Unlike modern pilots, those flying the T-33 jets in the 1950s didn’t have GPS, and radar coverage wasn’t extensive.
“Not having really good weather knowledge could be a key too and flying very fast — 400 miles plus — so things could happen very quickly,” McDonald said. “When you think of that pre-digital world, there wasn’t a lot…. It is quite amazing they were able to do what they did.”
Buchanan has felt from the start the Squamish wing was from the 1957 crash.

“Other aircraft saw them flying in line 20,000 feet up and about 16 miles north of Squamish. They were doing about 420 miles per hour when they went into a turn,” reads a January 1957 newspaper article in the Vancouver Sun. “‘We can only suppose the leading plane slowed down and or the rear one speeded up and they collided,’” said an RCAF officer in the article at the time. “At that speed, the slightest miscalculation could be fatal.”

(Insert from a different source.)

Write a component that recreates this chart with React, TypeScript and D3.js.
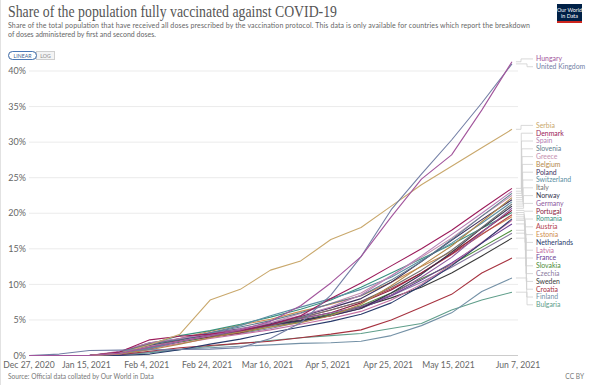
import React from "react";
import * as d3 from "d3";

// sampled every 10 days
const dates = [
  "2020-12-27", "2021-01-06", "2021-01-16", "2021-01-26", "2021-02-05", "2021-02-15",
  "2021-02-25", "2021-03-07", "2021-03-17", "2021-03-27", "2021-04-06", "2021-04-16",
  "2021-04-26", "2021-05-06", "2021-05-16", "2021-05-26", "2021-06-05",
];

const xTickDates = [
  "2020-12-27", "2021-01-15", "2021-02-04", "2021-02-24", "2021-03-16",
  "2021-04-05", "2021-04-25", "2021-05-15", "2021-06-07",
];
const yTicks = [0, 5, 10, 15, 20, 25, 30, 35, 40];

const hungary = [0, 0, 0, 0.3, 1.2, 2.0, 2.8, 3.6, 4.8, 7.0, 10.2, 13.9, 19.5, 24.8, 28.2, 34.5, 41.3];
const unitedKingdom = [0, 0.2, 0.7, 0.75, 0.8, 0.85, 0.9, 1.1, 2.4, 4.6, 8.5, 13.9, 20.5, 25.5, 30.3, 35.5, 41.0];
const serbia = [0, 0, 0, 0.3, 1.5, 3.0, 7.8, 9.3, 12.0, 13.3, 16.3, 18.0, 21.0, 24.0, 26.6, 29.2, 31.8];
const denmark = [0, 0, 0, 0.5, 2.2, 2.7, 3.0, 3.5, 4.3, 5.6, 8.0, 10.2, 12.6, 15.0, 17.6, 20.6, 23.5];
const spain = [0, 0, 0, 0.6, 1.8, 2.4, 3.0, 3.6, 4.6, 5.6, 6.8, 8.5, 11.2, 14.0, 17.0, 20.0, 23.1];
const slovenia = [0, 0, 0, 0.4, 1.5, 2.3, 3.2, 4.0, 4.9, 6.0, 7.3, 8.4, 10.6, 13.2, 16.3, 19.6, 22.8];
const greece = [0, 0, 0, 0.3, 1.3, 2.0, 2.8, 3.7, 4.6, 5.9, 7.3, 8.8, 11.2, 13.8, 16.5, 19.6, 22.5];
const belgium = [0, 0, 0, 0.2, 0.8, 1.6, 2.5, 3.3, 4.0, 4.6, 5.6, 7.2, 9.8, 12.6, 15.4, 18.8, 22.2];
const poland = [0, 0, 0, 0.3, 1.4, 2.3, 3.0, 3.7, 4.5, 5.5, 6.7, 8.0, 10.3, 13.2, 16.2, 19.1, 21.9];
const switzerland = [0, 0, 0, 0.2, 1.0, 2.0, 3.2, 4.2, 5.6, 6.8, 8.0, 9.3, 11.0, 13.4, 15.8, 18.6, 21.6];
const italy = [0, 0, 0, 0.4, 1.7, 2.2, 2.7, 3.4, 4.2, 5.3, 6.4, 7.6, 9.6, 12.0, 14.8, 18.0, 21.3];
const norway = [0, 0, 0, 0.5, 1.8, 2.3, 2.8, 3.4, 4.3, 4.9, 5.6, 6.6, 8.8, 11.4, 14.5, 17.9, 21.0];
const germany = [0, 0, 0, 0.3, 1.5, 2.4, 3.2, 3.8, 4.5, 5.2, 6.0, 6.9, 8.5, 11.0, 13.8, 17.3, 20.7];
const portugal = [0, 0, 0, 0.4, 1.6, 2.2, 2.6, 3.2, 4.3, 5.2, 6.0, 7.4, 9.2, 11.6, 14.3, 17.4, 20.4];
const romania = [0, 0, 0, 0.3, 1.6, 2.8, 3.5, 4.4, 5.4, 6.5, 7.8, 9.6, 11.6, 13.6, 15.6, 17.9, 20.1];
const austria = [0, 0, 0, 0.2, 1.0, 2.1, 2.9, 3.6, 4.4, 5.3, 6.4, 7.6, 9.4, 11.6, 14.2, 17.0, 19.8];
const estonia = [0, 0, 0, 0.3, 1.4, 2.4, 3.4, 4.3, 5.1, 6.2, 7.2, 8.4, 10.3, 12.5, 14.6, 17.1, 19.5];
const netherlands = [0, 0, 0, 0, 0.2, 0.8, 1.6, 2.3, 3.2, 4.0, 4.8, 5.8, 7.4, 9.8, 12.6, 15.8, 19.2];
const latvia = [0, 0, 0, 0.2, 1.0, 1.7, 2.4, 3.0, 3.6, 4.4, 5.2, 6.2, 7.8, 10.0, 12.8, 15.9, 19.0];
const france = [0, 0, 0, 0.1, 0.9, 2.0, 2.8, 3.5, 4.2, 4.9, 5.6, 6.6, 8.4, 10.6, 13.0, 15.8, 18.5];
const slovakia = [0, 0, 0, 0.3, 1.2, 1.9, 2.6, 3.2, 4.0, 4.8, 5.8, 7.0, 8.8, 10.8, 12.8, 15.2, 17.6];
const czechia = [0, 0, 0, 0.2, 1.1, 1.9, 2.6, 3.1, 3.8, 4.7, 5.7, 6.9, 8.4, 10.3, 12.4, 14.8, 17.2];
const sweden = [0, 0, 0, 0.3, 1.3, 2.1, 2.9, 3.6, 4.3, 5.0, 5.8, 6.8, 8.1, 9.6, 11.6, 14.0, 16.5];
const croatia = [0, 0, 0, 0.1, 0.6, 1.1, 1.4, 1.7, 2.0, 2.5, 3.0, 3.6, 5.0, 6.8, 8.6, 11.6, 13.7];
const finland = [0, 0, 0, 0.1, 0.5, 0.9, 1.1, 1.3, 1.5, 1.7, 1.8, 2.0, 2.8, 4.2, 6.0, 9.0, 10.9];
const bulgaria = [0, 0, 0, 0.1, 0.4, 0.8, 1.3, 1.7, 2.1, 2.5, 2.8, 3.1, 3.8, 4.5, 6.4, 7.8, 8.9];

const series = [
  { name: "Hungary", values: hungary },
  { name: "United Kingdom", values: unitedKingdom },
  { name: "Serbia", values: serbia },
  { name: "Denmark", values: denmark },
  { name: "Spain", values: spain },
  { name: "Slovenia", values: slovenia },
  { name: "Greece", values: greece },
  { name: "Belgium", values: belgium },
  { name: "Poland", values: poland },
  { name: "Switzerland", values: switzerland },
  { name: "Italy", values: italy },
  { name: "Norway", values: norway },
  { name: "Germany", values: germany },
  { name: "Portugal", values: portugal },
  { name: "Romania", values: romania },
  { name: "Austria", values: austria },
  { name: "Estonia", values: estonia },
  { name: "Netherlands", values: netherlands },
  { name: "Latvia", values: latvia },
  { name: "France", values: france },
  { name: "Slovakia", values: slovakia },
  { name: "Czechia", values: czechia },
  { name: "Sweden", values: sweden },
  { name: "Croatia", values: croatia },
  { name: "Finland", values: finland },
  { name: "Bulgaria", values: bulgaria },
];

const colors: Record<string, string> = {
  Hungary: "#a2559c",
  "United Kingdom": "#737fa5",
  Serbia: "#c9a86c",
  Denmark: "#9b1b5a",
  Spain: "#b67fb5",
  Slovenia: "#5f7d8e",
  Greece: "#c490b0",
  Belgium: "#b4884c",
  Poland: "#3c2f5e",
  Switzerland: "#5b8fa3",
  Italy: "#707070",
  Norway: "#33334d",
  Germany: "#8d5a9e",
  Portugal: "#8b1e3f",
  Romania: "#38917f",
  Austria: "#b3434d",
  Estonia: "#cf8d4f",
  Netherlands: "#283a6b",
  Latvia: "#c46fa2",
  France: "#6b3d94",
  Slovakia: "#4d8c3a",
  Czechia: "#8a7aa0",
  Sweden: "#3a3a3a",
  Croatia: "#a6323f",
  Finland: "#7491a6",
  Bulgaria: "#5f9e8a",
};

const parse = d3.timeParse("%Y-%m-%d");
const fmt = d3.timeFormat("%b %-d, %Y");
const font = "Lato, sans-serif";

const x = d3.scaleTime()
  .domain([parse("2020-12-27")!, parse("2021-06-07")!])
  .range([29, 518]);
const y = d3.scaleLinear().domain([0, 40]).range([355.5, 71]);

const line = d3.line<[Date, number]>()
  .x((d) => x(d[0]))
  .y((d) => y(d[1]));

// push overlapping labels apart as centred blocks
function layoutLabels(targets: number[], gap: number) {
  let groups = targets.map((t, i) => ({ idx: [i], top: t }));
  const place = (g: { idx: number[] }) =>
    d3.mean(g.idx.map((k, j) => targets[k] - j * gap))!;
  let changed = true;
  while (changed) {
    changed = false;
    for (let i = 0; i < groups.length - 1; i++) {
      const a = groups[i], b = groups[i + 1];
      if (b.top - (a.top + (a.idx.length - 1) * gap) < gap) {
        const idx = a.idx.concat(b.idx);
        const g = { idx, top: 0 };
        g.top = place(g);
        groups.splice(i, 2, g);
        changed = true;
        break;
      }
    }
  }
  const out: { y: number; pos: number; size: number }[] = [];
  groups.forEach((g) =>
    g.idx.forEach((k, j) => {
      out[k] = { y: g.top + j * gap, pos: j, size: g.idx.length };
    })
  );
  return out;
}

export default function App() {
  const parsedDates = dates.map((d) => parse(d)!);
  const sorted = [...series].sort(
    (a, b) => b.values[b.values.length - 1] - a.values[a.values.length - 1]
  );
  const ends = sorted.map((s) => y(s.values[s.values.length - 1]));
  const labels = layoutLabels(ends, 7.8);
  const lastX = x(parsedDates[parsedDates.length - 1]);
  const labelX = 536;

  return (
    <svg
      width={591}
      height={385}
      style={{ position: "absolute", left: 0, top: 0, background: "#fff" }}
      fontFamily={font}
    >
      <line x1={0.5} x2={0.5} y1={0} y2={385} stroke="#e2e2e2" />

      <text x={8} y={17} fontFamily="'Liberation Serif', serif" fontSize={17}
        fill="#555" textLength={329} lengthAdjust="spacingAndGlyphs">
        Share of the population fully vaccinated against COVID-19
      </text>
      <text x={8} y={28} fontSize={7} fill="#666" textLength={522} lengthAdjust="spacing">
        Share of the total population that have received all doses prescribed by the vaccination protocol. This data is only available for countries which report the breakdown
      </text>
      <text x={8} y={37} fontSize={7} fill="#666">
        of doses administered by first and second doses.
      </text>

      {/* linear / log toggle */}
      <rect x={8.5} y={51.5} width={28} height={8} rx={4} fill="#fff" stroke="#cfcfcf" />
      <rect x={36.5} y={51.5} width={18} height={8} fill="#f4f4f4" stroke="#cfcfcf" />
      <rect x={8.5} y={51.5} width={28} height={8} rx={4} fill="none" stroke="#4a78b5" />
      <text x={22.5} y={57.8} fontSize={5.2} fill="#3d5f8f" textAnchor="middle">LINEAR</text>
      <text x={45.5} y={57.8} fontSize={5.2} fill="#888" textAnchor="middle">LOG</text>

      {/* logo */}
      <rect x={557} y={4} width={25} height={19} fill="#002147" />
      <rect x={557} y={21} width={25} height={2} fill="#ce261e" />
      <text x={569.5} y={11.5} fontSize={5.4} fill="#fff" textAnchor="middle">Our World</text>
      <text x={569.5} y={17.5} fontSize={5.4} fill="#fff" textAnchor="middle">in Data</text>

      {/* grid + y ticks */}
      {yTicks.map((t) => (
        <g key={t}>
          <line x1={29} x2={518} y1={y(t)} y2={y(t)}
            stroke={t === 0 ? "#cccccc" : "#ebebeb"} strokeWidth={1} />
          <text x={26} y={y(t)} dy="0.35em" fontSize={9} fill="#666" textAnchor="end">
            {t}%
          </text>
        </g>
      ))}

      {/* x ticks */}
      {xTickDates.map((d) => {
        const dt = parse(d)!;
        return (
          <text key={d} x={x(dt)} y={367.5} fontSize={8.6} fill="#666" textAnchor="middle">
            {fmt(dt)}
          </text>
        );
      })}

      {/* series */}
      {[...series].reverse().map((s) => (
        <path
          key={s.name}
          d={line(parsedDates.map((d, i) => [d, s.values[i]] as [Date, number]))!}
          fill="none"
          stroke={colors[s.name]}
          strokeWidth={1.1}
          strokeLinejoin="round"
        />
      ))}

      {/* labels + connectors */}
      {sorted.map((s, i) => {
        const lab = labels[i];
        const yEnd = ends[i];
        const xMid = 521 + (lab.size > 1 ? (lab.pos / (lab.size - 1)) * 6 : 3);
        return (
          <g key={s.name}>
            <path
              d={`M${lastX + 4},${yEnd}H${xMid}V${lab.y}H${labelX - 3}`}
              fill="none"
              stroke="#cfcfcf"
              strokeWidth={0.8}
            />
            <text x={labelX} y={lab.y} dy="0.35em" fontSize={6.9} fill={colors[s.name]}>
              {s.name}
            </text>
          </g>
        );
      })}

      <text x={8} y={379} fontSize={6.6} fill="#777">
        Source: Official data collated by Our World in Data
      </text>
      <text x={584} y={379} fontSize={6.6} fill="#777" textAnchor="end">CC BY</text>
    </svg>
  );
}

Records show two airmen ejected and parachuted to safety — flying officers Bernie McCormack, and Ray Martin.
Flying officers, and fellow UBC students, Burton Patkau, 27, and Roderick Atkins,19, died.

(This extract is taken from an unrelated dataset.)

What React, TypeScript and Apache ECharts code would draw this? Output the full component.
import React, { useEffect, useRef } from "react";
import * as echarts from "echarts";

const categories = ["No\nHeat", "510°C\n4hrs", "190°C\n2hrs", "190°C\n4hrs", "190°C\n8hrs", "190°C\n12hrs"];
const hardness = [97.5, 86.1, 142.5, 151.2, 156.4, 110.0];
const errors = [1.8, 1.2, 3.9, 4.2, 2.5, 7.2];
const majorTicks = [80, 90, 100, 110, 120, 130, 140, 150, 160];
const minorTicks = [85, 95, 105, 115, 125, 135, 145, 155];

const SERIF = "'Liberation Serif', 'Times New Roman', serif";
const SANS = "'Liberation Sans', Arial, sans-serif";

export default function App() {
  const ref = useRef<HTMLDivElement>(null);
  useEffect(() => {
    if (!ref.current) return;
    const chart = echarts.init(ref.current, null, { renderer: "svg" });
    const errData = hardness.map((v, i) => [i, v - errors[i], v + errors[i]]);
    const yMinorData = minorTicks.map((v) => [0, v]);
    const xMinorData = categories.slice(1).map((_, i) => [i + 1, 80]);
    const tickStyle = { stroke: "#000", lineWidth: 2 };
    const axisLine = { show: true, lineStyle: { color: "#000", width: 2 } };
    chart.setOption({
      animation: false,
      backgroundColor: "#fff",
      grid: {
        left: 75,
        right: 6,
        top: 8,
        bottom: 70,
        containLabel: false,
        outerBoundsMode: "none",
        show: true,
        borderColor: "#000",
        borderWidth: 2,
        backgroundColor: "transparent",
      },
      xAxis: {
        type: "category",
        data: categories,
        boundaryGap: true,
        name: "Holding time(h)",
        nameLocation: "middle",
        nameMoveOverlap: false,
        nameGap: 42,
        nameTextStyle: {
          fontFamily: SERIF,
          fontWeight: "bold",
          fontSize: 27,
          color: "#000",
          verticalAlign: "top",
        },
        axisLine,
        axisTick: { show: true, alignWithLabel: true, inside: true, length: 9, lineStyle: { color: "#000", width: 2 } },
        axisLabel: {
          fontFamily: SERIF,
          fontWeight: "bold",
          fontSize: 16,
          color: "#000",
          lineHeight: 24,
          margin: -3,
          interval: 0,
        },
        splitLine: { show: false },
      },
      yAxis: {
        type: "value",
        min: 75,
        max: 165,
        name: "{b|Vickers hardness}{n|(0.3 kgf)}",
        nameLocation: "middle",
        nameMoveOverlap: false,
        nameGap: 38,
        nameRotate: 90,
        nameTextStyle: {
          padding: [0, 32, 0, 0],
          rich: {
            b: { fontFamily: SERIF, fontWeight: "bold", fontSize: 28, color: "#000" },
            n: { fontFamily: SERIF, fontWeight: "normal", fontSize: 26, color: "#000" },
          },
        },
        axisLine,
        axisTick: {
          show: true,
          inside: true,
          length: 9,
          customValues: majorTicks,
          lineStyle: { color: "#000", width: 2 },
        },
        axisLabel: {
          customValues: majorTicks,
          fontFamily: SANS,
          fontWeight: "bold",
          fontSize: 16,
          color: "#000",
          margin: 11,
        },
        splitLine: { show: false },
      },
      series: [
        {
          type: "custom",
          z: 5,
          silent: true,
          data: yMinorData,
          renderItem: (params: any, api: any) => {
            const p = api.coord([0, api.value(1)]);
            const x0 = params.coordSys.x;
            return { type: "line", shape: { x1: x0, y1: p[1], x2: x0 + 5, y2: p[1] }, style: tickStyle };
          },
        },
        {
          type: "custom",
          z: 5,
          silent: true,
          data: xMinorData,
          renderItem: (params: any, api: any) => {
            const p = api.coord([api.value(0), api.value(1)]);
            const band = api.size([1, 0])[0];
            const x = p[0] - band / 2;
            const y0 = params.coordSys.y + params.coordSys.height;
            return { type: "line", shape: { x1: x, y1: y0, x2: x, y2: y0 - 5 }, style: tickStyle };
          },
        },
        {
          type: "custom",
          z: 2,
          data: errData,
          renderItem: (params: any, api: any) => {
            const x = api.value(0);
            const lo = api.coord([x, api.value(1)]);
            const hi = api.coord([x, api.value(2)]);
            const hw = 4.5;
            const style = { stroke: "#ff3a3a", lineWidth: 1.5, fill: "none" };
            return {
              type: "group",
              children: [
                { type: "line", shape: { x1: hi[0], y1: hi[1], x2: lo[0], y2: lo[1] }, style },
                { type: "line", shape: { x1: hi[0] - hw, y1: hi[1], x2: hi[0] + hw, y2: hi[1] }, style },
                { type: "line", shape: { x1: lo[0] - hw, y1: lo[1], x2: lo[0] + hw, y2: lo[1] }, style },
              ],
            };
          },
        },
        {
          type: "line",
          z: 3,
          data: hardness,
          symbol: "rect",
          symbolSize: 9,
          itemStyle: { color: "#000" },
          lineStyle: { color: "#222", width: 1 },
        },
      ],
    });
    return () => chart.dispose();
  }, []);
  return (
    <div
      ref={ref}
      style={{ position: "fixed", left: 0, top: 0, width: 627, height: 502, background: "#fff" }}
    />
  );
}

Squamish’s Len Gorsuch, then owner of the Cheekye Lodge, saw the crash happen from his home, according to a newspaper clipping.
“The planes came together… there was a big puff of black smoke, and they fell apart,” Gorsuch told a reporter after the crash.

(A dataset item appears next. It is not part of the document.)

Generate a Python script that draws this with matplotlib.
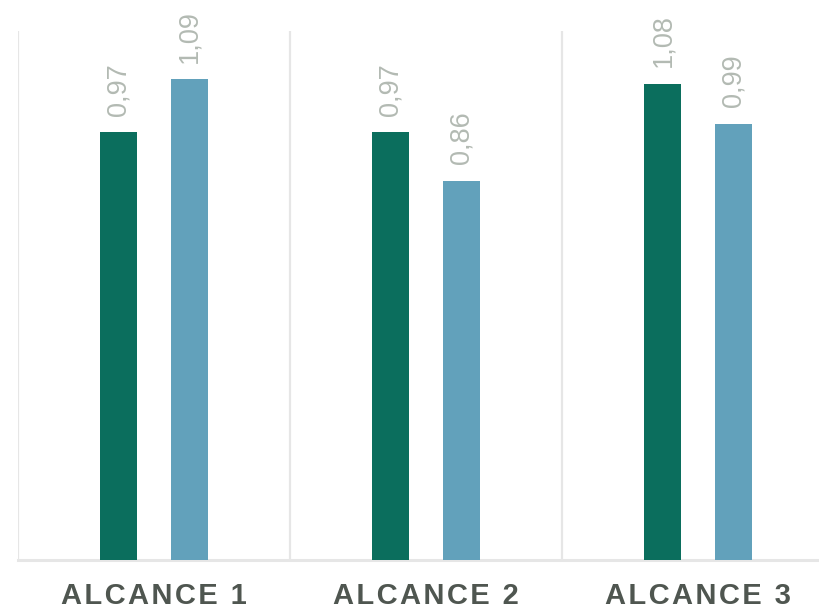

Thor Halvorson, father of Carl, who found the wing in the ditch, remembers the hubbub in Squamish after the crash.
“A lot of people saw it because in those days if there were jets around, you watched them. They were pretty rare,” Halvorson recalled to The Chief. “There was a fair amount of snow at that time, too.”
The story he heard at the time was that during a maneuver, the canopy of the following aircraft struck the bottom of the leading aircraft’s belly. That caused the lead aircraft — that carried McCormack and Miller — to burst into flame and they ejected.
The following plane spun out of control and crashed.

Records for search and rescue file #175 from the Comox museum show that one aircraft was found approximately 200 feet to the left of the road, alongside Cheakamus River. The second aircraft was initially found up the ridge from the river’s edge.
“The 1957 Cheakamus crash made more sense,” said Buchanan. “The crash site was more accessible [than the 1956 site], pieces of the plane even fell into the river,” Buchanan said. “One piece of wreckage was noted in the Vancouver Sun Jan. 14,1957 [story]. It was a piece of the wing about six feet long, 500 feet away from the railway line. Likely this piece of the wing was eventually loaded onto a railcar along with other wreckage and while being transported south it fell off and into the ditch, and remained untouched for 61 years until Carl Halvorson stumbled across it.”
Other pilots and aviation enthusiasts have chimed in on this wing, and most seem to agree the 1957 crash is the likeliest conclusion.
Given the co-ordinates of the 1957 crash, Buchanan hiked in this week with his metal detector and found one of the crash sites at the very northern end of Paradise Valley next to the railway.
“Two planes, one on the West side of the river one on the East. I found the one on the East side,” he explained.
Buchanan says after visiting the hard-to-reach location, he is even more convinced he has the wing from that crash.
“Since this site is located next to the railway line, and that it is also clear the site was mostly removed in 1957, and would have been by rail, it leaves no doubt in my mind that the wing that Carl found is from the same plane. It merely fell off the train as it was passing by,” he said.